Daniel De Leon editorial : The Modern Richard III


The People
June 24, 1995
Vol. 105 No. 6


Improvements in machinery and technology naturally undermine the position of the working class in the class struggle, but government-financed projects and subsidies to capitalists make matters even worse.



(DAILY PEOPLE, Feb. 5, 1901)

Our Washington letters during the last two weeks, dealing with the River and Harbor appropriations, particularly yesterday's, have furnished regular knockout blows to the pretenses of our capitalist rulers that the legislation which they incubate is distinctly free from the class earmark. As a consequence, these letters have shed no indifferent light on the connection there is between the legislature and the factory, between the mill that turns out laws and the mill that turns out goods.

The only effect of improved machinery upon the relative positions of capitalist and workingman is to strengthen the power of the capitalist in fleecing the workingman, and to place the workingman more helplessly at the mercy of the fleecing capitalist. Improved or perfected machinery has that effect, under the capitalist or private ownership of the machinery system, in three ways. First, by rendering dearer the tool of production, it removes the tool more completely from the reach of ownership of the workingman; secondly, by rendering the tool more productive, vast layers of the middle class are compelled to come down to the level of the working class, thus swelling the supply of labor, and thereby lowering the price of labor power or wages; finally, improved machinery weakens directly the position of the working class by its direct displacement of labor. Large ships are large tools: they bring on all these three results.

By the light of these undeniable economic facts, what other than "class legislation," "capitalist-class legislation," is the conduct of Congress when it appropriates the sum of $4 million in order that the already deep harbor of New York be deepened five feet more to allow ships, not yet built, and drawing 34 feet of water, to enter our port -- and to encourage the building of such mammoth displacers of sailors? By the light of these undeniable economic facts, what else are such laws enacted by a capitalist government but a decree of death to the welfare of the working class, a government stimulus to the extensive displacement of labor that, without stimulus, is proceeding fast enough, and is fast enough subjugating the workers?

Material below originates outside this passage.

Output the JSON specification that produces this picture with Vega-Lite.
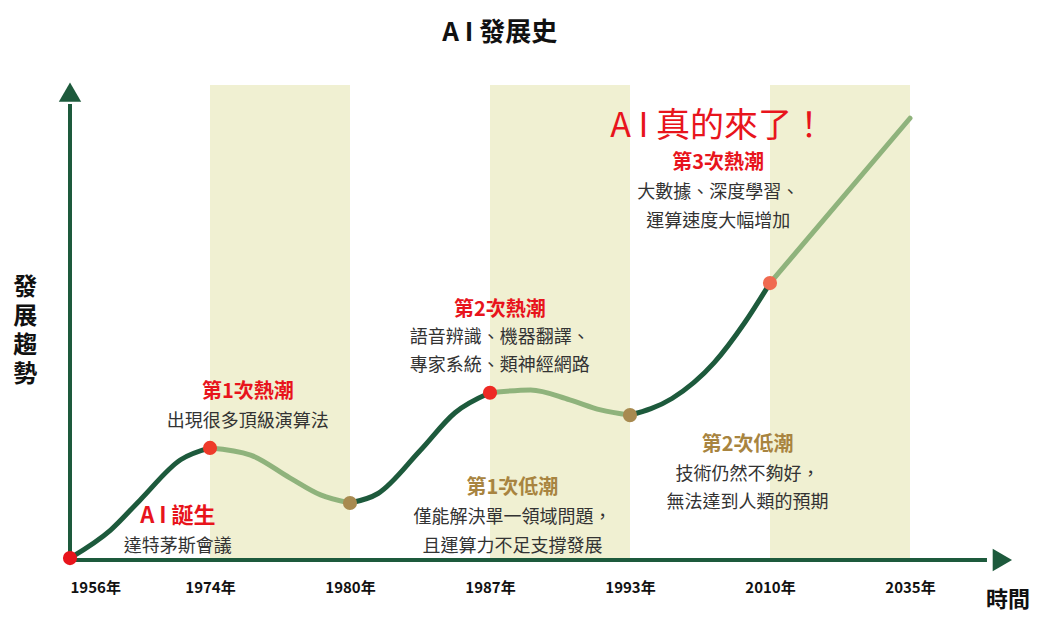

The usurping capitalist class, in political power, is a modern Richard III to the working class. Its every breath breathes death, its every look portends death, its every act inflicts death. Its decrees are marked with the usurper Richard's words: "Down, down to hell!" as he smote his victims.

The usurper Richard met his bloody Bosworth field. Upon the peaceful field of the hustings, the field of civilized warfare, let the usurper capital be smitten by the heirs of the mourning that his class legislation constantly spreads like a pall -- the proletariat of America.